In a significant decision for both private equity funds and multiemployer pension plans, the U.S. District Court for the District of Massachusetts held last week in Sun Capital Partners III, L.P. v. New England Teamsters & Trucking Industry Pension Fund that a related group of private equity funds are responsible for pension withdrawal liability assessed against a bankrupt portfolio company owned by the funds.

Sun Capital Advisors, Inc. (Sun Capital) is a private equity firm. Two Sun Capital private equity funds organized as limited partnerships invested in Scott Brass, Inc. (Scott Brass) in 2006. The deal was structured such that one of the private equity funds made a 30% investment and the other made a 70% investment. The purchase price for the investment reflected a 25% discount as a result of potential withdrawal liability that Scott Brass might eventually owe to the New England Teamsters & Trucking Industry Pension Fund (the Teamsters Fund). In October 2008, Scott Brass stopped contributing to the Teamsters Fund. One month later, an involuntary Chapter 11 bankruptcy proceeding was initiated against Scott Brass. In December 2008, the Teamsters Fund assessed withdrawal liability against Scott Brass and sent demands for payment to Scott Brass as well as the Sun Capital funds that invested in Scott Brass. The Sun Capital funds initiated a declaratory action because they objected to being charged with withdrawal liability of a portfolio company. 

By way of background, ERISA, through the Multiemployer Pension Plan Amendments Act of 1980, states that “all employees of trades or businesses (whether or not incorporated) which are under common control shall be treated as employed by a single employer and all such trades and businesses as a single employer.” ERISA further provides that all members of a group that are collectively treated as a single employer are jointly and severally liable for withdrawal liability of any member of that group. Thus, if the Sun Capital funds were (1) trades or businesses and (2) shared common control with Scott Brass, then they could be treated as a single employer with Scott Brass under ERISA and could be held liable for the withdrawal liability triggered by Scott Brass.

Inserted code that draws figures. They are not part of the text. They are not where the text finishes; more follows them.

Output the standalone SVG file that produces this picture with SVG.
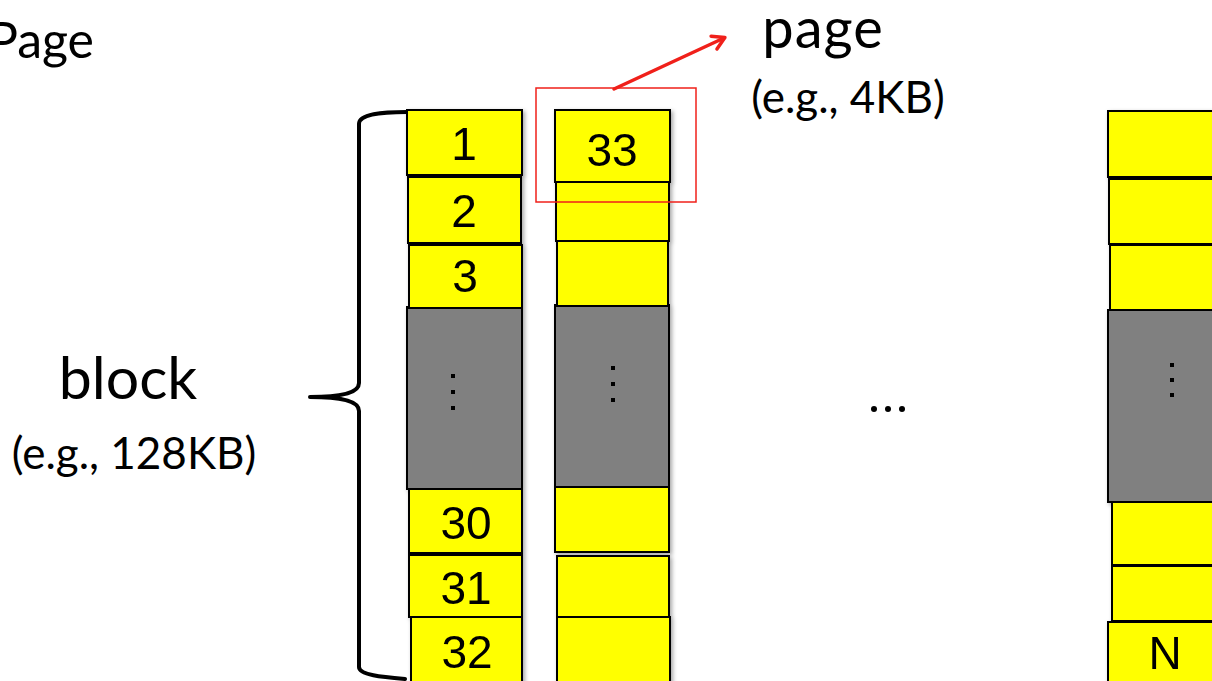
<svg xmlns="http://www.w3.org/2000/svg" width="1212" height="681" viewBox="0 0 1212 681">
<style>
.y{fill:#ffff00;stroke:#000;stroke-width:2}
.g{fill:#808080;stroke:#000;stroke-width:2}
.num{font-family:"Liberation Sans",Arial,sans-serif;font-size:46px;fill:#000;text-anchor:middle}
.lbl{font-family:Lato,"Open Sans",sans-serif;fill:#000}
.dot{fill:#000}
</style>
<defs>
<filter id="sh" x="-10%" y="-10%" width="130%" height="130%">
<feDropShadow dx="2" dy="2" stdDeviation="2" flood-color="#000" flood-opacity="0.35"/>
</filter>
<marker id="ah" markerWidth="20" markerHeight="20" refX="15" refY="10" orient="auto" markerUnits="userSpaceOnUse" viewBox="0 0 20 20">
<path d="M4,3 L16,10 L4,17" fill="none" stroke="#f0201a" stroke-width="3.5" stroke-linecap="round" stroke-linejoin="round"/>
</marker>
</defs>
<rect width="1212" height="681" fill="#fff"/>

<text class="lbl" x="94" y="58" font-size="50" text-anchor="end">Page</text>

<g id="block-label">
<text class="lbl" x="128" y="399" font-size="59" text-anchor="middle">block</text>
<text class="lbl" x="134" y="469" font-size="44" text-anchor="middle">(e.g., 128KB)</text>
</g>

<g id="brace">
<path d="M407 112 C382 112 359 114 359 124 L359 383 C359 392 345 397 310 397 C345 397 359 402 359 411 L359 667 C359 675 382 677 405 679" fill="none" stroke="#000" stroke-width="4" stroke-linecap="round" stroke-linejoin="round"/>
</g>

<g id="block1" filter="url(#sh)">
<rect class="g" x="407" y="307" width="115" height="182"/>
<rect class="y" x="407" y="110" width="115" height="65"/>
<rect class="y" x="408" y="177" width="113" height="66"/>
<rect class="y" x="409" y="245" width="113" height="63"/>
<rect class="y" x="409" y="489" width="113" height="64"/>
<rect class="y" x="409" y="555" width="113" height="62"/>
<rect class="y" x="411" y="617" width="111" height="70"/>
<text class="num" x="464" y="160">1</text>
<text class="num" x="464" y="227">2</text>
<text class="num" x="465" y="292">3</text>
<text class="num" x="466" y="539">30</text>
<text class="num" x="466" y="604">31</text>
<text class="num" x="467" y="668">32</text>
<rect class="dot" x="451" y="374" width="4" height="4"/>
<rect class="dot" x="451" y="390" width="4" height="4"/>
<rect class="dot" x="451" y="406" width="4" height="4"/>
</g>

<g id="block2" filter="url(#sh)">
<rect class="g" x="555" y="305" width="114" height="182"/>
<rect class="y" x="555" y="110" width="115" height="72"/>
<rect class="y" x="556" y="182" width="113" height="59"/>
<rect class="y" x="557" y="241" width="111" height="65"/>
<rect class="y" x="555" y="487" width="114" height="65"/>
<rect class="y" x="557" y="556" width="112" height="61"/>
<rect class="y" x="557" y="617" width="113" height="70"/>
<text class="num" x="612" y="166">33</text>
<rect class="dot" x="611" y="366" width="4" height="4"/>
<rect class="dot" x="611" y="382" width="4" height="4"/>
<rect class="dot" x="611" y="398" width="4" height="4"/>
</g>

<g id="blockN" filter="url(#sh)">
<rect class="g" x="1108" y="310" width="110" height="192"/>
<rect class="y" x="1108" y="111" width="110" height="66"/>
<rect class="y" x="1109" y="179" width="109" height="65"/>
<rect class="y" x="1110" y="245" width="108" height="65"/>
<rect class="y" x="1112" y="502" width="106" height="63"/>
<rect class="y" x="1112" y="566" width="106" height="55"/>
<rect class="y" x="1108" y="622" width="110" height="65"/>
<text class="num" x="1165" y="669">N</text>
<rect class="dot" x="1170" y="363" width="4" height="4"/>
<rect class="dot" x="1170" y="378" width="4" height="4"/>
<rect class="dot" x="1170" y="393" width="4" height="4"/>
</g>

<g id="ellipsis">
<circle cx="874" cy="409" r="3"/>
<circle cx="888" cy="409" r="3"/>
<circle cx="902" cy="409" r="3"/>
</g>

<g id="page-highlight">
<rect x="536" y="88" width="160" height="114" fill="none" stroke="#f0201a" stroke-width="1.5"/>
</g>

<g id="connectors">
<line x1="614" y1="89" x2="724" y2="38" stroke="#f0201a" stroke-width="3.5" stroke-linecap="round" marker-end="url(#ah)"/>
</g>

<g id="page-label">
<text class="lbl" x="823" y="48" font-size="56" text-anchor="middle" letter-spacing="1">page</text>
<text class="lbl" x="848" y="113" font-size="44" text-anchor="middle">(e.g., 4KB)</text>
</g>
</svg>
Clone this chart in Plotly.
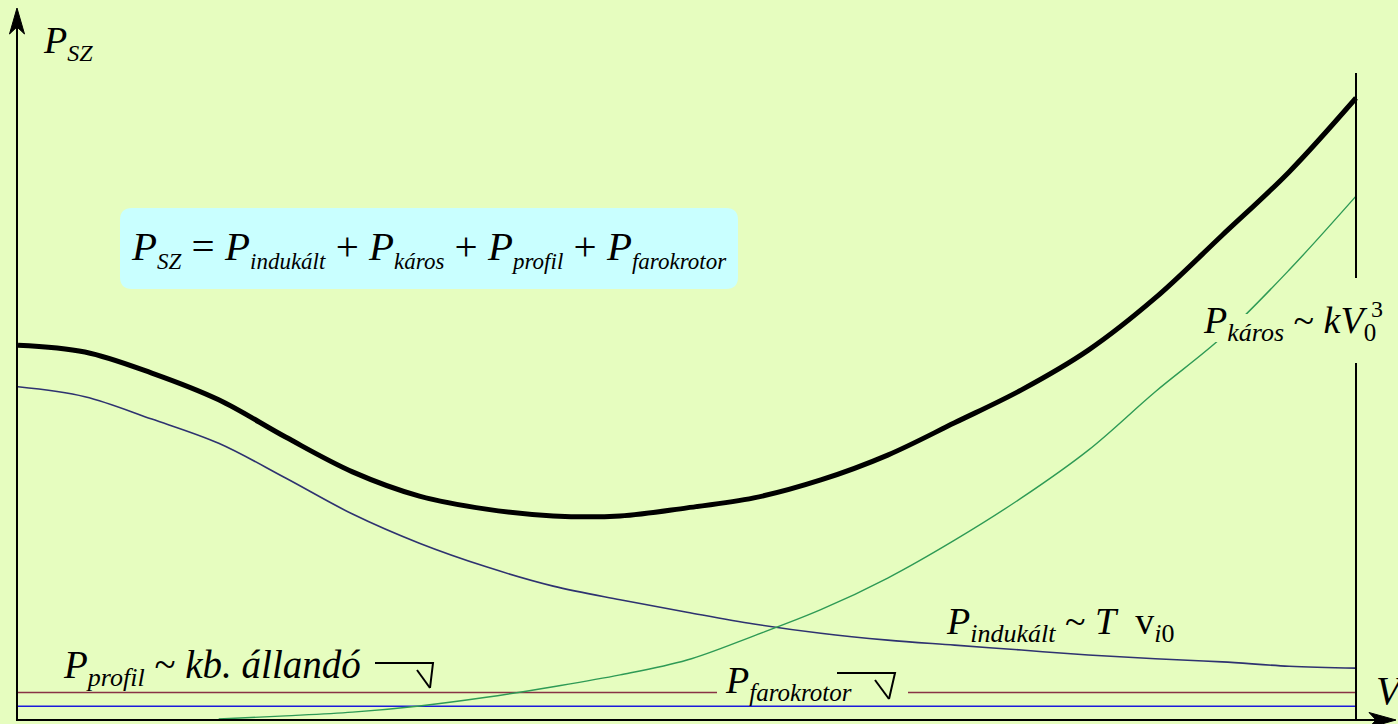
import plotly.graph_objects as go

# ---- data: helicopter power components vs forward speed ----
speed = [0, 5, 10, 15, 20, 25, 30, 35, 40, 45, 50,
         55, 60, 65, 70, 75, 80, 85, 90, 95, 100]

p_total = [60.2, 59.1, 55.7, 51.4, 45.4, 39.8, 35.9, 33.8, 32.7, 32.7, 34.0,
           35.6, 38.5, 42.5, 47.7, 53.0, 59.4, 67.8, 77.9, 88.1, 100.0]

p_induced = [53.5, 51.9, 48.3, 44.4, 38.8, 33.0, 28.3, 24.5, 21.4, 19.2, 17.2,
             15.3, 13.8, 12.7, 11.9, 11.1, 10.3, 9.7, 9.2, 8.5, 8.2]

parasite_speed = [15, 20, 25, 30, 35, 40, 45, 50,
                  55, 60, 65, 70, 75, 80, 85, 90, 95, 100]
p_parasite = [0.0, 0.5, 1.1, 2.1, 3.5, 5.2, 7.1, 9.5,
              13.4, 17.6, 22.7, 28.8, 35.6, 43.3, 52.7, 61.5, 72.3, 84.2]

p_profile = [4.27, 4.27]
p_tail_rotor = [2.05, 2.05]
flat_speed = [0, 100]

BG = "#E6FDBF"
FONT = "Liberation Serif"
W, H = 1398, 724


def X(px):
    return px / W


def Y(py):
    return 1 - py / H


def path(points, close=False):
    s = ""
    for i, (a, b) in enumerate(points):
        s += ("M " if i == 0 else " L ") + f"{X(a):.5f},{Y(b):.5f}"
    if close:
        s += " Z"
    return s


def rounded_rect(x0, y0, x1, y1, r):
    def p(a, b):
        return f"{X(a):.5f},{Y(b):.5f}"
    return (f"M {p(x0 + r, y0)} L {p(x1 - r, y0)} Q {p(x1, y0)} {p(x1, y0 + r)}"
            f" L {p(x1, y1 - r)} Q {p(x1, y1)} {p(x1 - r, y1)}"
            f" L {p(x0 + r, y1)} Q {p(x0, y1)} {p(x0, y1 - r)}"
            f" L {p(x0, y0 + r)} Q {p(x0, y0)} {p(x0 + r, y0)} Z")


def sub(text, size):
    return f'<sub><span style="font-size:{size}px">{text}</span></sub>'


fig = go.Figure()

fig.add_trace(go.Scatter(x=flat_speed, y=p_profile, mode="lines",
                         line=dict(color="#883345", width=1.6)))
fig.add_trace(go.Scatter(x=flat_speed, y=p_tail_rotor, mode="lines",
                         line=dict(color="#1A1ADB", width=1.6)))
fig.add_trace(go.Scatter(x=speed, y=p_induced, mode="lines",
                         line=dict(color="#2E3270", width=1.6, shape="spline", smoothing=1.0)))
fig.add_trace(go.Scatter(x=parasite_speed, y=p_parasite, mode="lines",
                         line=dict(color="#2E9A55", width=1.4, shape="spline", smoothing=1.0)))
fig.add_trace(go.Scatter(x=speed, y=p_total, mode="lines",
                         line=dict(color="black", width=5, shape="spline", smoothing=1.0)))

# pixel scale: V=0 at x=18, V=100 at x=1356; P=0 at y=719, 6.21 px per unit
sx = (1356 - 18) / 100
sy = 6.21
fig.update_xaxes(range=[-18 / sx, (W - 18) / sx], visible=False, fixedrange=True)
fig.update_yaxes(range=[(719 - H) / sy, 719 / sy], visible=False, fixedrange=True)

shapes = []
# text-box fills that interrupt lines
shapes.append(dict(type="rect", xref="paper", yref="paper", x0=X(717), x1=X(908),
                   y0=Y(699), y1=Y(686), fillcolor=BG, line=dict(width=0)))
shapes.append(dict(type="rect", xref="paper", yref="paper", x0=X(1200), x1=X(1252),
                   y0=Y(342), y1=Y(314), fillcolor=BG, line=dict(width=0)))
# formula box
shapes.append(dict(type="path", xref="paper", yref="paper",
                   path=rounded_rect(120, 208, 738, 289, 12),
                   fillcolor="#C9FFFF", line=dict(width=0)))
# axes
shapes.append(dict(type="path", xref="paper", yref="paper",
                   path=path([(17, 720), (17, 20)]), line=dict(color="black", width=2)))
shapes.append(dict(type="path", xref="paper", yref="paper",
                   path=path([(17, 8), (9.5, 34), (17, 27), (24.5, 34)], close=True),
                   fillcolor="black", line=dict(color="black", width=1)))
shapes.append(dict(type="path", xref="paper", yref="paper",
                   path=path([(16, 720), (1385, 720)]), line=dict(color="black", width=2)))
shapes.append(dict(type="path", xref="paper", yref="paper",
                   path=path([(1396, 720), (1369, 712.5), (1376, 720), (1369, 727.5)], close=True),
                   fillcolor="black", line=dict(color="black", width=1)))
# right boundary line
shapes.append(dict(type="path", xref="paper", yref="paper",
                   path=path([(1356, 73), (1356, 278)]), line=dict(color="black", width=2)))
shapes.append(dict(type="path", xref="paper", yref="paper",
                   path=path([(1356, 363), (1356, 720)]), line=dict(color="black", width=2)))
# bent pointer arrows
for pts, wing in [([(375, 663), (433, 663), (430, 688)], [(417, 670), (430, 688)]),
                  ([(837, 673), (895, 673), (889, 699)], [(875, 680), (889, 699)])]:
    shapes.append(dict(type="path", xref="paper", yref="paper",
                       path=path(pts), line=dict(color="black", width=2)))
    shapes.append(dict(type="path", xref="paper", yref="paper",
                       path=path(wing), line=dict(color="black", width=2)))

for s in shapes:
    s["layer"] = "above"
fig.update_layout(shapes=shapes)


def label(text, px, py, size, xanchor="left"):
    fig.add_annotation(text=text, xref="paper", yref="paper", x=X(px), y=Y(py),
                       xanchor=xanchor, yanchor="middle", showarrow=False,
                       font=dict(family=FONT, size=size, color="black"))


label("<i>P</i>" + sub("<i>SZ</i>", 24), 41, 43, 38)
label("<i>P</i>" + sub("<i>SZ</i>", 23) + " = <i>P</i>" + sub("<i>indukált</i>", 23)
      + " + <i>P</i>" + sub("<i>káros</i>", 23) + " + <i>P</i>" + sub("<i>profil</i>", 23)
      + " + <i>P</i>" + sub("<i>farokrotor</i>", 23), 429, 248, 41, xanchor="center")
label("<i>P</i>" + sub("<i>káros</i>", 26) + " ~ <i>kV</i>" + sub("0", 25), 1201, 323, 38)
label("3", 1369, 309, 24)
label("<i>P</i>" + sub("<i>indukált</i>", 26) + " ~ <i>T</i>&nbsp; v" + sub("<i>i</i>0", 26),
      944, 624, 38)
label("<i>P</i>" + sub("<i>profil</i>", 26) + " ~ <i>kb. állandó</i>", 61, 667, 39)
label("<i>P</i>" + sub("<i>farokrotor</i>", 25), 723, 682, 38)
label("<i>V</i>", 1374, 690, 40)

fig.update_layout(width=W, height=H, margin=dict(l=0, r=0, t=0, b=0),
                  paper_bgcolor=BG, plot_bgcolor=BG, showlegend=False)

fig.write_html("out.html", config={"displayModeBar": False})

This latest district court decision in the case comes after an opinion from 2013 by the U.S. Court of Appeals for the First Circuit. In its opinion, the appeals court set out the standard for determining whether an organization is a trade or business. Under that standard, passive investors are not considered a trade or business, but investors that engage in “investment plus” activities are. Using the “investment plus” standard, the court of appeals determined that one of the Sun Capital funds was a trade or business, but remanded to the district court to evaluate whether the other fund met the standard. On remand, the district court found that the other fund was also a trade or business.

The lower court then turned its attention to whether the funds shared common control with Scott Brass. For purposes of withdrawal liability, common control is defined as sharing at least 80% common ownership. As noted above, neither of the Sun Capital funds owned at least 80% of Scott Brass. Thus, unless aggregated together, the funds could not be liable for the withdrawal liability assessed by the Teamsters Fund. The court found that the Sun Capital funds’ interests should be aggregated for purposes of determining common control. In so finding, the court indicated that the Sun Capital funds have a de facto partnership or joint venture. The court relied on the fact that the funds are not truly unrelated—they were not passive investors that happened to invest in the same company. Additionally, Sun Capital had intentionally structured ownership to avoid any one private equity fund hitting the 80% threshold, which the court noted showed an “identity of interest and unity of decision making.”

Lastly, the court determined that the resulting de facto partnership of the funds also met the “trade or business” test itself because the partnership’s purpose was to make a profit and the partnership actively managed portfolio companies, including placing employees of Sun Capital in director positions at companies the funds invested in.

This case is a positive development for multiemployer pension plans seeking to collect withdrawal liability and/or delinquent contributions from contributing employers and their ultimate owners. The decision is the latest in an ongoing trend towards allowing multiemployer plans to collect unpaid withdrawal or contribution liability from entities that have an increasingly tenuous connection to the employer that was directly obligated to contribute to the pension plan.

Perhaps more importantly, this case will have a significant impact on the private equity and venture capital communities, whose funds might now be held jointly and severally liable for withdrawal liability of portfolio companies. It is possible that withdrawal liability could extend to other portfolio companies of private equity funds as well, even where the portfolio companies have no direct relationship to each other. The reasoning followed in this case could also be applied to funding liability for single-employer pension plans.  Any organizations intending to structure around controlled group liabilities should consult with legal counsel regarding the application of this decision.